Is our government broken? If the question sounds dramatic, allow me to elucidate.
The most recently adjourned Congressional body, steeped in fringe politics and partisan interests, could barely perform its most fundamental civic duty of voting on and passing laws. It was the most inefficient and unproductive Congress ever, compromising the least to consider the fewest bills, while enacting even fewer — many of which were routine or mundane matters like reapproving administrative procedures or formally naming post offices. Meanwhile, the U.S. Postal Service hangs on the brink of bankruptcy.
A Senate that is constitutionally sanctioned to form its own rules and procedures has embraced obstructionism to influence lawmaking in the form of the filibuster. So long as someone keeps talking — and boy do these senators ever love to hear themselves talk — no one has to worry about actually passing laws. The Senate does not have to do its job.
Congress allegedly serves ordinary citizens in matters of law, but our representatives have focused mostly on promoting themselves, kowtowing to deep pockets and special interests in a perpetual effort to stay in office. Lobbying has become a $3 billion-a-year industry with a revolving door plainly situated between the public and private sectors.
Even if a cabal of billionaires were ultimately unable to purchase the presidency for their fanatical free-market darling, it is no less assuring that President Barack Obama’s greatest financial supporters — including Hollywood and the banking industry — benefited from considerable tax breaks embedded in the recent band-aid legislation addressing the fiscal cliff. Meanwhile, taxes increased for just about everyone, while essentially nothing was done to curb an unsustainable, decade-long federal spending spree. (Congress says they will sort all that out in two months. What reason could we possibly have not to believe them?)
Tax breaks for corporations are one thing, but exoneration for clear criminal activity is another entirely. I could face life in prison for distributing cocaine just once at Dartmouth. British bank HSBC knowingly helped Mexican drug cartels launder billions of dollars through the U.S. banking system over the course of a decade. The Department of Justice slapped the bank with a hefty fine but refused to pursue criminal charges, citing fears of destabilizing the global financial system. First they were too big to fail. Now they are too big to jail.
While innocent moviegoers and schoolchildren are gunned down, our nation defers to a vaguely-worded passage in a 200-year-old document, as if our nation’s founders had prophesized the development and proliferation of lethally accurate, high-powered hunting rifles when crafting the Bill of Rights. A similarly reflexive concession to the preceding amendment prompted our most powerful judicial body to sanction unlimited, anonymous campaign donations and to defend the Westboro Baptist Church’s hateful spew over the privacy and respect of fallen soldiers.
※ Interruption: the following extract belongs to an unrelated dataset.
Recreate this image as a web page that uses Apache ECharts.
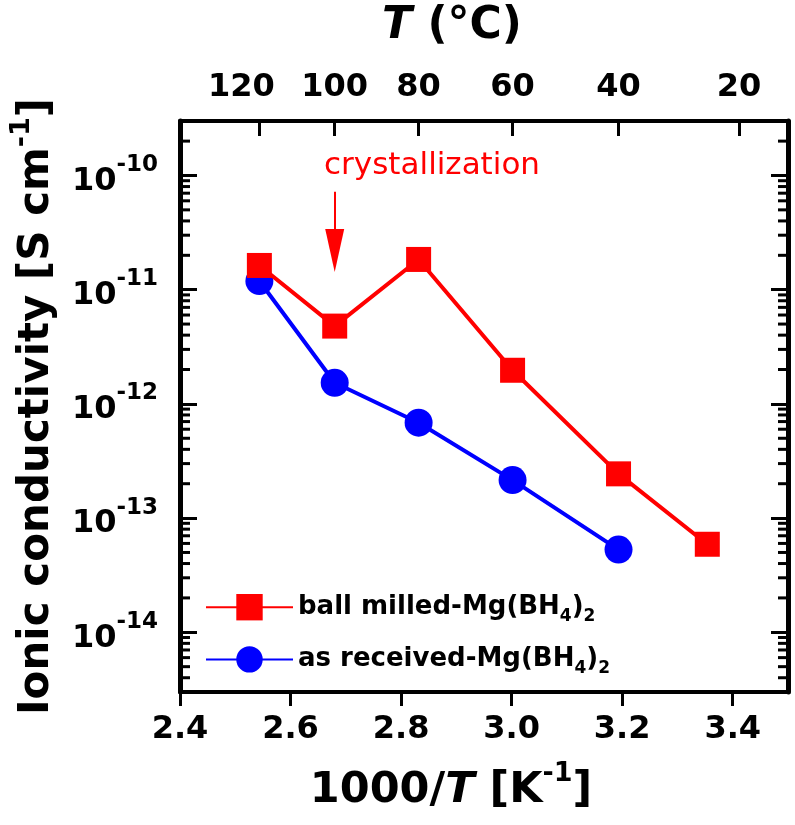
<!DOCTYPE html>
<html><head><meta charset="utf-8">
<script src="https://cdn.jsdelivr.net/npm/echarts@6/dist/echarts.min.js"></script>
<style>html,body{margin:0;padding:0;background:#fff}#c{width:795px;height:825px}</style>
</head><body><div id="c"></div>
<script>
// ---- data ----
const seriesNames = ['ball milled-Mg(BH4)2', 'as received-Mg(BH4)2'];
const invT_ballMilled = [2.5436, 2.6799, 2.8317, 3.0017, 3.1934, 3.3540];
const sigma_ballMilled = [1.63e-11, 4.8e-12, 1.84e-11, 1.97e-12, 2.44e-13, 5.9e-14];
const invT_asReceived = [2.5436, 2.6799, 2.8317, 3.0017, 3.1934];
const sigma_asReceived = [1.19e-11, 1.53e-12, 6.84e-13, 2.15e-13, 5.3e-14];
const xTicks = [2.4, 2.6, 2.8, 3.0, 3.2, 3.4];
const topTempTicksC = [120, 100, 80, 60, 40, 20];
const yDecades = [-15, -14, -13, -12, -11, -10];
const yMinorMantissas = [2, 3, 4, 5, 6, 7, 8, 9];
const annotationText = 'crystallization';
const annotationPos = [2.856, 1.22e-10];
const arrowX = 2.6799;
const arrowY = [7.2e-11, 2.2e-11];

// ---- config ----
const FONT = '"DejaVu Sans", "Liberation Sans", Arial, sans-serif';
const X_MIN = 2.4, X_MAX = 3.5;
const Y_MIN = 3e-15, Y_MAX = 3e-10;
const topTicks = topTempTicksC.map(t => 1000 / (t + 273.15));
const minorVals = [];
yDecades.forEach(d => yMinorMantissas.forEach(m => {
  const v = m * Math.pow(10, d);
  if (v > Y_MIN && v < Y_MAX) minorVals.push(v);
}));
const zip = (a, b) => a.map((v, i) => [v, b[i]]);
const chem = s => s.split(/(\d)/).filter(p => p !== '').map(p => /^\d$/.test(p) ? '{sub|' + p + '}' : '{t|' + p + '}').join('');

const xFrame = { show: true, onZero: false, lineStyle: { color: '#000', width: 4 } };
const yFrame = { show: true, onZero: false, lineStyle: { color: '#000', width: 5 } };
const tickStyle = { color: '#000', width: 3 };
const lblBase = { color: '#000', fontFamily: FONT, fontWeight: 'bold', fontSize: 32 };

// minor log ticks (2..9 x 10^n) drawn inward from the left/right frame, positioned through the axes
const minorTickSeries = (name, xVal, dir) => ({
  name: name, type: 'custom', xAxisIndex: 0, yAxisIndex: 0, silent: true, clip: false, z: 5,
  tooltip: { show: false },
  data: minorVals.map(v => [xVal, v]),
  renderItem: (params, api) => {
    const p = api.coord([api.value(0), api.value(1)]);
    return { type: 'rect', shape: { x: dir > 0 ? p[0] : p[0] - 10, y: p[1] - 1.5, width: 10, height: 3 }, style: { fill: '#000' } };
  }
});

const chart = echarts.init(document.getElementById('c'), null, { renderer: 'canvas', width: 795, height: 825 });
chart.setOption({
  animation: false,
  backgroundColor: '#fff',
  grid: { left: 180, right: 7, top: 121, bottom: 133, containLabel: false },
  legend: {
    data: [seriesNames[0], seriesNames[1]],
    orient: 'vertical', left: 200, top: 589,
    itemWidth: 87, itemHeight: 33, itemGap: 21,
    formatter: name => chem(name),
    textStyle: {
      color: '#000', fontFamily: FONT, fontWeight: 'bold', fontSize: 26,
      rich: {
        t: { color: '#000', fontFamily: FONT, fontWeight: 'bold', fontSize: 26, lineHeight: 36, verticalAlign: 'middle' },
        sub: { color: '#000', fontFamily: FONT, fontWeight: 'bold', fontSize: 17, lineHeight: 17, verticalAlign: 'bottom' }
      }
    }
  },
  xAxis: [
    {
      type: 'value', min: X_MIN, max: X_MAX, position: 'bottom',
      axisLine: xFrame,
      axisTick: { show: true, customValues: xTicks, inside: false, length: 14, lineStyle: tickStyle },
      axisLabel: Object.assign({ customValues: xTicks, margin: 22, formatter: v => v.toFixed(1) }, lblBase),
      splitLine: { show: false },
      name: '{n|1000/}{i|T}{n| [K}{s|-1}{n|]}',
      nameLocation: 'middle', nameGap: 68,
      nameTextStyle: {
        padding: [0, 66, 0, 0],
        rich: {
          n: { fontFamily: FONT, fontWeight: 'bold', fontSize: 43, color: '#000', lineHeight: 52, verticalAlign: 'bottom' },
          i: { fontFamily: FONT, fontWeight: 'bold', fontStyle: 'italic', fontSize: 43, color: '#000', lineHeight: 52, verticalAlign: 'bottom' },
          s: { fontFamily: FONT, fontWeight: 'bold', fontSize: 27, color: '#000', lineHeight: 32, verticalAlign: 'top' }
        }
      }
    },
    {
      type: 'value', min: X_MIN, max: X_MAX, position: 'top',
      axisLine: xFrame,
      axisTick: { show: true, customValues: topTicks, inside: true, length: 15, lineStyle: tickStyle },
      axisLabel: Object.assign({
        customValues: topTicks, margin: 17,
        formatter: v => {
          const c = Math.round(1000 / v - 273.15);
          return c === topTempTicksC[0] ? '{first|' + c + '}' : String(c);
        },
        rich: { first: { color: '#000', fontFamily: FONT, fontWeight: 'bold', fontSize: 32, padding: [0, 36, 0, 0] } }
      }, lblBase),
      splitLine: { show: false },
      name: '{i|T}{n| (°C)}',
      nameLocation: 'middle', nameGap: 72,
      nameTextStyle: {
        padding: [0, 64, 0, 0],
        rich: {
          n: { fontFamily: FONT, fontWeight: 'bold', fontSize: 44, color: '#000' },
          i: { fontFamily: FONT, fontWeight: 'bold', fontStyle: 'italic', fontSize: 44, color: '#000' }
        }
      }
    }
  ],
  yAxis: [
    {
      type: 'log', logBase: 10, min: Y_MIN, max: Y_MAX, position: 'left',
      axisLine: yFrame,
      axisTick: { show: true, inside: true, length: 17, lineStyle: tickStyle },
      minorTick: { show: false },
      axisLabel: {
        showMinLabel: false, showMaxLabel: false, margin: 22,
        formatter: v => '{b|10}{s|' + Math.round(Math.log10(v)) + '}',
        rich: {
          b: { fontFamily: FONT, fontWeight: 'bold', fontSize: 32, color: '#000', lineHeight: 44, verticalAlign: 'bottom' },
          s: { fontFamily: FONT, fontWeight: 'bold', fontSize: 23, color: '#000', lineHeight: 24, verticalAlign: 'top' }
        }
      },
      splitLine: { show: false },
      name: '{n|Ionic conductivity [S cm}{s|-1}{n|]}',
      nameLocation: 'middle', nameGap: 122,
      nameTextStyle: {
        rich: {
          n: { fontFamily: FONT, fontWeight: 'bold', fontSize: 42, color: '#000', lineHeight: 50, verticalAlign: 'bottom' },
          s: { fontFamily: FONT, fontWeight: 'bold', fontSize: 27, color: '#000', lineHeight: 30, verticalAlign: 'top' }
        }
      }
    },
    {
      type: 'log', logBase: 10, min: Y_MIN, max: Y_MAX, position: 'right',
      axisLine: yFrame,
      axisTick: { show: true, inside: true, length: 17, lineStyle: tickStyle },
      minorTick: { show: false },
      axisLabel: { show: false }, splitLine: { show: false }
    }
  ],
  series: [
    minorTickSeries('minorL', X_MIN, 1),
    minorTickSeries('minorR', X_MAX, -1),
    {
      name: seriesNames[1], type: 'line', xAxisIndex: 0, yAxisIndex: 0, z: 2,
      data: zip(invT_asReceived, sigma_asReceived),
      symbol: 'circle', symbolSize: 28, showAllSymbol: true,
      lineStyle: { color: '#0000ff', width: 4 },
      itemStyle: { color: '#0000ff' }
    },
    {
      name: seriesNames[0], type: 'line', xAxisIndex: 0, yAxisIndex: 0, z: 3,
      data: zip(invT_ballMilled, sigma_ballMilled),
      symbol: 'rect', symbolSize: 25, showAllSymbol: true,
      lineStyle: { color: '#ff0000', width: 4 },
      itemStyle: { color: '#ff0000' },
      markLine: {
        silent: true, animation: false,
        symbol: ['none', 'triangle'],
        label: { show: false },
        lineStyle: { color: '#ff0000', width: 2, type: 'solid' },
        data: [[
          { coord: [arrowX, arrowY[0]], symbol: 'none' },
          { coord: [arrowX, arrowY[1]], symbol: 'triangle', symbolSize: [19, 43] }
        ]]
      },
      markPoint: {
        silent: true, animation: false,
        symbol: 'rect', symbolSize: 1,
        itemStyle: { color: 'rgba(0,0,0,0)' },
        label: { show: true, position: 'inside', formatter: annotationText, color: '#ff0000', fontFamily: FONT, fontSize: 31 },
        data: [{ coord: annotationPos }]
      }
    }
  ]
});
</script>
</body></html>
If our legislative framework is failing us, Constitutional chicanery has often served as our primary mode of societal progress. The federal government was entirely powerless against nefarious private interests until it used a liberal reading of the commerce and elastic clauses to justify an expansion of powers. And while we surely require a formal framework to organize an American polity, maybe it’s time, after more than two centuries, that we reevaluate or even renovate that framework. Maybe instead of jury-rigging legal arguments to stay in line with some constitutional precedent, we need to reconsider the Constitution itself.
I acknowledge that mine is an audacious suggestion. To be clear, I fully appreciate the ingenuity of our Founders’ creation and do not propose a complete overhaul. But the idea that the social, cultural and political environment in which our Constitution was created would yield solutions that remain eternally relevant in an increasingly complex and interconnected world is absurd. The Founders may have known this — Article V allows for the ratification of individual constitutional amendments and more radically, the formation of a Constitutional Convention to propose and enact multiple amendments at once.
The need for such a convention and a comprehensive reformulation of a systemically problematic political system is inevitable. That may come two or two thousand years in the future, but in light of recent events, the conversation is warranted right now.